CME JACKS UP FUTURES MARGINS ON GOLD, SILVER & METALS AS VOLATILITY EXPLODES

CME Group just threw cold water on the metals party. The world's largest derivatives exchange hiked margin requirements for gold, silver, and other metals futures contracts. The move targets traders playing with borrowed money—forcing them to pony up more cash to keep their positions open.
Why The Squeeze?
Extreme price swings. When markets get this jumpy, clearinghouses like CME get nervous. They're the ones on the hook if a trader blows up. Raising margins is their classic defense—a buffer against cascading defaults. It's a direct response to volatility that's making even seasoned pros sweat.
The Ripple Effect
Higher margins drain liquidity from the system. They push out the smaller, leveraged players first. That can dampen wild swings, but it also stiffens the market. Trading gets more expensive, volume can dip, and the whole ecosystem feels the pinch. For metals, a traditional 'safe haven,' it's a stark reminder that no asset is immune to risk management crackdowns.
Finance's favorite game: changing the rules mid-trade to protect the house—always for 'stability,' of course. Meanwhile, over in digital asset land, the decentralized protocols just keep humming along, governed by code, not committee. Makes you wonder which system is truly built for volatility.
Silver speculation explodes as futures suffer historic intraday reversals
Speculative interest in silver surged across major markets. Activity jumped on China’s main spot precious-metals exchange and across U.S. trading venues. The spot price of silver climbed to a record above $84 an ounce early Monday.
Hours later, it fell close to $70, marking one of the largest same-day reversals ever seen in the metal.
Comex silver futures carry a contract size of 5,000 ounces. That structure turned recent price swings into massive dollar moves.
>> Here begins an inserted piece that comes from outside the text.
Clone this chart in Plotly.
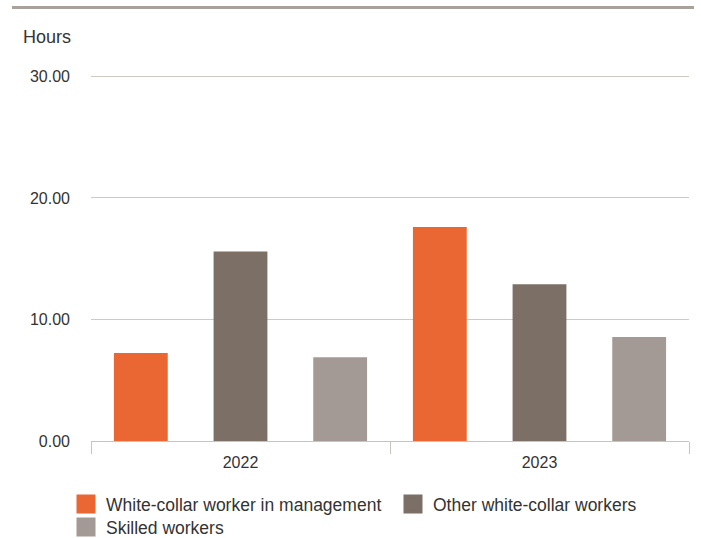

A single contract saw nearly $20,000 shift hands during the sharp reversal, according to Phil Streible, chief market strategist at Blue Line Futures. After introducing Phil, he said the size of the move left CME with no choice but to raise margin levels again.
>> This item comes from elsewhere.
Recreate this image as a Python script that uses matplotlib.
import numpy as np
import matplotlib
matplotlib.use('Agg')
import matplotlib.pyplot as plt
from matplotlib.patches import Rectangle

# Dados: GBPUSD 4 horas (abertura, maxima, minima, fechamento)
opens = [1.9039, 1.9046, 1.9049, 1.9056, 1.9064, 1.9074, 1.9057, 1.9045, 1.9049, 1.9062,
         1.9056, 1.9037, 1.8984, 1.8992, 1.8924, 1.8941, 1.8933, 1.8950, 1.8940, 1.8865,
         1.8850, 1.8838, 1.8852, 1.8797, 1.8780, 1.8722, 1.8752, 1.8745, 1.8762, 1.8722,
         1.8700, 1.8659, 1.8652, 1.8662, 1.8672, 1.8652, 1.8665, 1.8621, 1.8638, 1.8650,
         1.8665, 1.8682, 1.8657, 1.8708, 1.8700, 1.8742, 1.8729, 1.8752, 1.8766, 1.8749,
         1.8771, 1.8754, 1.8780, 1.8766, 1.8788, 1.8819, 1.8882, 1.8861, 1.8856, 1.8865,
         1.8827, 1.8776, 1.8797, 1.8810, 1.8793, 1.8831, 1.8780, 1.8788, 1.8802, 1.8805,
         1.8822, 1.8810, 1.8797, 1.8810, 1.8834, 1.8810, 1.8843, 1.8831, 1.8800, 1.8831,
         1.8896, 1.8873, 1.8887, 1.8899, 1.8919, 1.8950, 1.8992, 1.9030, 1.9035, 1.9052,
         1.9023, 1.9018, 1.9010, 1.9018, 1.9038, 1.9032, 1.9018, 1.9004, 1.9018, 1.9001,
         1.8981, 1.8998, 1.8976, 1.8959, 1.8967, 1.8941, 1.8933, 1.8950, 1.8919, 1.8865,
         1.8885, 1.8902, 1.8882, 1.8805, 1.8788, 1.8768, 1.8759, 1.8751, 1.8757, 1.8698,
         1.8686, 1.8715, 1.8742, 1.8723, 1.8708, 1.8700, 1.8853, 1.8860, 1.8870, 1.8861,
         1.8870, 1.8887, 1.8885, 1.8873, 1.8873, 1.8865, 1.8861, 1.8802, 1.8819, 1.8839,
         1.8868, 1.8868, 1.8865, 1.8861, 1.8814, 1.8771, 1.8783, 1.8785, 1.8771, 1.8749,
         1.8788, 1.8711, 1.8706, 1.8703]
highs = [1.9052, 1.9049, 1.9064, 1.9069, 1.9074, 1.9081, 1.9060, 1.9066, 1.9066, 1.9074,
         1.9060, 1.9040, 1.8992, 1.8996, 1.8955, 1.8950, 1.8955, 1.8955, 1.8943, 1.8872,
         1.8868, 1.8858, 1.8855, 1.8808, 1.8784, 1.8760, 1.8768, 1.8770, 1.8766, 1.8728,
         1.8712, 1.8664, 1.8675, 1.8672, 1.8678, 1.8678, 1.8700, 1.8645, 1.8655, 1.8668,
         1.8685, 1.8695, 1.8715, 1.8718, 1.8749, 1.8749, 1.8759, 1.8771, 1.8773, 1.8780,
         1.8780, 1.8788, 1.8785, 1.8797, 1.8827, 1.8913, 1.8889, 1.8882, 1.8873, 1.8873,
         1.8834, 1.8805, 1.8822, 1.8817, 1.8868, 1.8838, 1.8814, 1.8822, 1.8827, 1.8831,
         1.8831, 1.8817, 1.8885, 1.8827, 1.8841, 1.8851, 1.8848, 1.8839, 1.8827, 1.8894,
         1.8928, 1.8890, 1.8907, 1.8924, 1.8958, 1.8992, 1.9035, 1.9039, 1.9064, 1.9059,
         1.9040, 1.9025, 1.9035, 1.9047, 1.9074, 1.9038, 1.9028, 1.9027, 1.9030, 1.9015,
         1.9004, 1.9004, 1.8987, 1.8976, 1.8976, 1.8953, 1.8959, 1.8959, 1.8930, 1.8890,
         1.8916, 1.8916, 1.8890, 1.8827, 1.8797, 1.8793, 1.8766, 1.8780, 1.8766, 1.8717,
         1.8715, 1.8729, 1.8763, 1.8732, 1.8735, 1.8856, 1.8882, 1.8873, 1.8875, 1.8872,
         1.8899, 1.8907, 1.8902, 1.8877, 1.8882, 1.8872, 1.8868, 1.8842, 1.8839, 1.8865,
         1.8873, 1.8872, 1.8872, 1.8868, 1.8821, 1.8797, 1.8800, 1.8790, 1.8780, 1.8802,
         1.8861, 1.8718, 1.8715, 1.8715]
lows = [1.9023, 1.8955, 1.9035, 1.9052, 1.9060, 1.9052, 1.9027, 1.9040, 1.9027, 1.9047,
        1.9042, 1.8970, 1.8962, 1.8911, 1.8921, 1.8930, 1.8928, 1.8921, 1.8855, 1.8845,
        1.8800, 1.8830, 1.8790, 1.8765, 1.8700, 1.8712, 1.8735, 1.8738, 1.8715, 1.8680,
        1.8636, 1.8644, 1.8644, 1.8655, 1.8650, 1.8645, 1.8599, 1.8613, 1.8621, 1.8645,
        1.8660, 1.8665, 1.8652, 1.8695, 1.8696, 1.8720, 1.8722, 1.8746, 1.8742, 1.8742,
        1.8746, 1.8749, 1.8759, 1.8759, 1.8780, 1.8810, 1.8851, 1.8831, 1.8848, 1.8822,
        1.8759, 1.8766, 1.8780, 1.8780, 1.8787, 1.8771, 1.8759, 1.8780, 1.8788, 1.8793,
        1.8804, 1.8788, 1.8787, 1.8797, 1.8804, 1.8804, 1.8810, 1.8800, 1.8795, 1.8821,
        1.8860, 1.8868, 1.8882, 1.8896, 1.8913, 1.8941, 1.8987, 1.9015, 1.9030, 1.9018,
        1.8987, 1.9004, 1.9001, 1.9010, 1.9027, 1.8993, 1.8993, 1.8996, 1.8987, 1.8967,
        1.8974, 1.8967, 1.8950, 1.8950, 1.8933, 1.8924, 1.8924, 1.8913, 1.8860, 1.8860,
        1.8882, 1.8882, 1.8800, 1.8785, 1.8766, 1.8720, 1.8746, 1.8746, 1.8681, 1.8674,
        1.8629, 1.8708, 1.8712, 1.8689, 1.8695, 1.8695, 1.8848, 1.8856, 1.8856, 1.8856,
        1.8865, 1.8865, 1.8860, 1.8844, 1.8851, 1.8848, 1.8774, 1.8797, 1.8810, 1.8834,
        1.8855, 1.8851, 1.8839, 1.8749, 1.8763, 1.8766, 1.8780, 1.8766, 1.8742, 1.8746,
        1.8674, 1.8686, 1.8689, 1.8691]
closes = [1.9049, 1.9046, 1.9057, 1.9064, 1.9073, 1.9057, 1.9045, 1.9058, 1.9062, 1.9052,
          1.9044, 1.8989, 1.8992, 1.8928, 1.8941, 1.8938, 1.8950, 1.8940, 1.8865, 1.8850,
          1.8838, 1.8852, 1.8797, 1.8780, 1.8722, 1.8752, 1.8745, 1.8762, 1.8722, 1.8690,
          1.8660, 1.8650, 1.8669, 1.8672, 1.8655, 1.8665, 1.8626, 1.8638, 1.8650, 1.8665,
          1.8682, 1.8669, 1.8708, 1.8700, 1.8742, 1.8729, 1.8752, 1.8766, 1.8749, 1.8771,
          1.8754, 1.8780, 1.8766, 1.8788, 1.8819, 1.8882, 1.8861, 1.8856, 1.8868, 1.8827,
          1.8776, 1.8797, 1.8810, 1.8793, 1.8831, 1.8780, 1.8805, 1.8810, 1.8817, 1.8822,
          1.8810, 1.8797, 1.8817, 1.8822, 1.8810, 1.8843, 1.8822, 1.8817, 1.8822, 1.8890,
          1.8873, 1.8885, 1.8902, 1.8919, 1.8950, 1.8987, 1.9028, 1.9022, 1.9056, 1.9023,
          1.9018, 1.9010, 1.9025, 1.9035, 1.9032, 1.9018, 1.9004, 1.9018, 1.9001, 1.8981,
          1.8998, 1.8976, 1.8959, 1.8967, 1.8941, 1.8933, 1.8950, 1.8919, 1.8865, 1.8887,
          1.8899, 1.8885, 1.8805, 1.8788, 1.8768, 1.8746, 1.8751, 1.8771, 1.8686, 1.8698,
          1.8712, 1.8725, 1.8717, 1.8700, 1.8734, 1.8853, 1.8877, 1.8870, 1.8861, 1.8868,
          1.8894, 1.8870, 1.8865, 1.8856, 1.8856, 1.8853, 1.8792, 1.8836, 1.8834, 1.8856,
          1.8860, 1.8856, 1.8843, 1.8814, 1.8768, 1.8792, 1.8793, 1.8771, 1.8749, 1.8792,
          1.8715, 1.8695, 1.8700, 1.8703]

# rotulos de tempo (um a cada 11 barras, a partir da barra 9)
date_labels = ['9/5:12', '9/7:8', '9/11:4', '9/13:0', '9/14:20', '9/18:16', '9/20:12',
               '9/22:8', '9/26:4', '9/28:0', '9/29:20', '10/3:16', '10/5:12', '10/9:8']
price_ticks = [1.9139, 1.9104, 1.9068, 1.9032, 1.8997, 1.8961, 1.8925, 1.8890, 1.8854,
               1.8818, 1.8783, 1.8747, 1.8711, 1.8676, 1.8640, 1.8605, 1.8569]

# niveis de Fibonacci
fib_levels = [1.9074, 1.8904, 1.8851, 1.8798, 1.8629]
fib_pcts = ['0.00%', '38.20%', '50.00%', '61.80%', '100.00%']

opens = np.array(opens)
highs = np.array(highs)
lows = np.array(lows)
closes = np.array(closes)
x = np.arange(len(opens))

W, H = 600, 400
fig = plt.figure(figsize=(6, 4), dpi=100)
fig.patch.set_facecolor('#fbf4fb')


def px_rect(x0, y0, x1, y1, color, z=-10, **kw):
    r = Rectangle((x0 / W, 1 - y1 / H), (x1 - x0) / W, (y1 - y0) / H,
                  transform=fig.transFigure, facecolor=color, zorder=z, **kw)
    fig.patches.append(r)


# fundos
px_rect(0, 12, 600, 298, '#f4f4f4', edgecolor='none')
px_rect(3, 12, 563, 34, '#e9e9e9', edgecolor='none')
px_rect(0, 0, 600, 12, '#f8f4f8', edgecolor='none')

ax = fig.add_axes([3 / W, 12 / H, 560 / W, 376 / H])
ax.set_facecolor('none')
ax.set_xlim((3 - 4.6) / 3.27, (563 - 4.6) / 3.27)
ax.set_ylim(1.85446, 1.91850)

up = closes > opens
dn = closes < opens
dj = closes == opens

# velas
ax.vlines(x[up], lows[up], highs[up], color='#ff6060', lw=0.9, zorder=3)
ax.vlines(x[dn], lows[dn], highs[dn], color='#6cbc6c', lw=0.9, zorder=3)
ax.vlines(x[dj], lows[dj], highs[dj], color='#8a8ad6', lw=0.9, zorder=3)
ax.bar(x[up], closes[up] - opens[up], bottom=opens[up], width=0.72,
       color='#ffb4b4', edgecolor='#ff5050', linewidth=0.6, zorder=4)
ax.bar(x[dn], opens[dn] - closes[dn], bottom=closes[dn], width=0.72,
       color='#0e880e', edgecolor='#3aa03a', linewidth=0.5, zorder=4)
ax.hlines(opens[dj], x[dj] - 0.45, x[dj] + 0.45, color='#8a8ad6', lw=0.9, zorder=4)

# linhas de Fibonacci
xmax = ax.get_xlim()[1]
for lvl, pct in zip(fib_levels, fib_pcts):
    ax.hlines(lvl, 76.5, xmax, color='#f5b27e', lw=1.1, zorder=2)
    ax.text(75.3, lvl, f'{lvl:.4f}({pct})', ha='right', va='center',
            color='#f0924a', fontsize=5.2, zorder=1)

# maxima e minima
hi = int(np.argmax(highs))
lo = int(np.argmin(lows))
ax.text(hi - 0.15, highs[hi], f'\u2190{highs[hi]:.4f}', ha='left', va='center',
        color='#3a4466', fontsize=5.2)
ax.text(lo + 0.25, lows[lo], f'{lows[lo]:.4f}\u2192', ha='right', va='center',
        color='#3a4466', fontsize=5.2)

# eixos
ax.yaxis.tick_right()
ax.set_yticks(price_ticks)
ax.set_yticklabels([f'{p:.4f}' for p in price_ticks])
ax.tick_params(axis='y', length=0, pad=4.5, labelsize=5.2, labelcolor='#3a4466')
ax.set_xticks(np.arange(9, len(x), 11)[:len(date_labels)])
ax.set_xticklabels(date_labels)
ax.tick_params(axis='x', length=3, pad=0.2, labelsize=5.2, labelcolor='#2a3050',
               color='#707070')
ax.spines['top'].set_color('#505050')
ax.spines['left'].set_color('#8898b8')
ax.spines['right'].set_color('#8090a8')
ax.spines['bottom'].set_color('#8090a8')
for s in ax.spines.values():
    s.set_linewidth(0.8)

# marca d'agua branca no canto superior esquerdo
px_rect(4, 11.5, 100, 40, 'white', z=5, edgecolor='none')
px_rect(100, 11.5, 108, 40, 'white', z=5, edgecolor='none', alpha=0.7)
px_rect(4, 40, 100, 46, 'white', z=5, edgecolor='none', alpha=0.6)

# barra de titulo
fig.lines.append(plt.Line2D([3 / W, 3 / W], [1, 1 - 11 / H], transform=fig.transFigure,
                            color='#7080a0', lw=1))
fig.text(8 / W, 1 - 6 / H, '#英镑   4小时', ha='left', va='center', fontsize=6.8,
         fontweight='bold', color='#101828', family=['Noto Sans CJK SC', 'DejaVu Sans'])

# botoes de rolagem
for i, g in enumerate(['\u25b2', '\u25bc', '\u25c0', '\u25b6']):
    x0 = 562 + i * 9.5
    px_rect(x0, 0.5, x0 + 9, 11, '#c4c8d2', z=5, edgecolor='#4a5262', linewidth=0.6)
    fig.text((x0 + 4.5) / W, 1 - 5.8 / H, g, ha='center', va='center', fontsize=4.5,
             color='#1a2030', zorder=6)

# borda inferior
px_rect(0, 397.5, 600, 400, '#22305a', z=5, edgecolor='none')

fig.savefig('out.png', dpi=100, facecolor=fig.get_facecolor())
Alongside the main contract, the exchange also offers a micro silver futures product sized at 1,000 ounces. Trading in that smaller contract exploded late in the year. Volume jumped 127% in December after remaining quiet from January through November, as traders sought lower exposure during extreme volatility.
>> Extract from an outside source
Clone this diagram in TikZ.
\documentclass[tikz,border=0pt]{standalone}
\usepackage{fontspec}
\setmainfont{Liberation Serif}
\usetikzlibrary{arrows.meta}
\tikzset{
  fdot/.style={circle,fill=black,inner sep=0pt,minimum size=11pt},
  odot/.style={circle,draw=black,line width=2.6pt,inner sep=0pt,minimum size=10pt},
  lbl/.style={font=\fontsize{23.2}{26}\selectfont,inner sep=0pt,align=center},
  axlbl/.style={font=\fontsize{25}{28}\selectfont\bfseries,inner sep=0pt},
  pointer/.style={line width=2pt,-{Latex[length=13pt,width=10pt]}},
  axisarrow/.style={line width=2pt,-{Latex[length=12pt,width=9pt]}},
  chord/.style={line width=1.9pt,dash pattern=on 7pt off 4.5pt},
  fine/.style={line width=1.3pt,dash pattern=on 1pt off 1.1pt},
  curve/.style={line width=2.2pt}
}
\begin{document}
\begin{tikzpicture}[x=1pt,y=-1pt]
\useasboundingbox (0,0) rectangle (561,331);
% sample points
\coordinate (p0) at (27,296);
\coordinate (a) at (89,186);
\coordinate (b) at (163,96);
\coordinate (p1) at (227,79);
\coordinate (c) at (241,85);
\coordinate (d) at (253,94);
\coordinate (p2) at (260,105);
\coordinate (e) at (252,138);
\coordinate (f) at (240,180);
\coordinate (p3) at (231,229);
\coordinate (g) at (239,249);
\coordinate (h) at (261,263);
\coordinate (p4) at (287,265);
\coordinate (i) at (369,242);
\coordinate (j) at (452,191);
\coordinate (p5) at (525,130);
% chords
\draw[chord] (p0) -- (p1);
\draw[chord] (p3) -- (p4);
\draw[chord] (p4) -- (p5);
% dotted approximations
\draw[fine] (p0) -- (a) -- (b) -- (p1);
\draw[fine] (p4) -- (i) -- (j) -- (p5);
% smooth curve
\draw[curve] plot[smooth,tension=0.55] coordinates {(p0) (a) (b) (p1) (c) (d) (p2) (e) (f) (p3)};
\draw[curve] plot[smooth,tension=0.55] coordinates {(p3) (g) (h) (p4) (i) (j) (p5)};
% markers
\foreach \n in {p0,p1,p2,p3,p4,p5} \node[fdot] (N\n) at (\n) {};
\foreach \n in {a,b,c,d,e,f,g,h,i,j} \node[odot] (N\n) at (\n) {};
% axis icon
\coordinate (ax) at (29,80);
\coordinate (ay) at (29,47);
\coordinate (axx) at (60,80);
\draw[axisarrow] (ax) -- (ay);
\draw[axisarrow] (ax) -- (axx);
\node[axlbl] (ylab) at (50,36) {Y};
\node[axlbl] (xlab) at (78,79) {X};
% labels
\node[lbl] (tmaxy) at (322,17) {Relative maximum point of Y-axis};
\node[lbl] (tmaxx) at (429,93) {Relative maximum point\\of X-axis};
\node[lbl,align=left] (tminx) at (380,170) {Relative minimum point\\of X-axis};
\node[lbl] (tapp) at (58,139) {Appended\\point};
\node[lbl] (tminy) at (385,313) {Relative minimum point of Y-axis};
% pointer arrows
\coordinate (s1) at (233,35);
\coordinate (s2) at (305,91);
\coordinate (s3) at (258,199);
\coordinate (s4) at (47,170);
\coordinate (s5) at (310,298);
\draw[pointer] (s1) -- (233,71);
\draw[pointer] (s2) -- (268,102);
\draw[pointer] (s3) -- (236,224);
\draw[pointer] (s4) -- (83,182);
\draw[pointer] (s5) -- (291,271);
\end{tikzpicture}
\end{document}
Some market participants said the margin changes added pressure to prices this week. Higher collateral needs forced some bullish traders to cut positions. Several analysts had already warned that silver looked stretched after its rapid climb.
Silver sold off hard on Wednesday. Futures dropped as much as 9.9%, sliding toward $70 an ounce. Platinum and palladium contracts also logged steep intraday losses. Gold moved lower as well, though declines there were more restrained.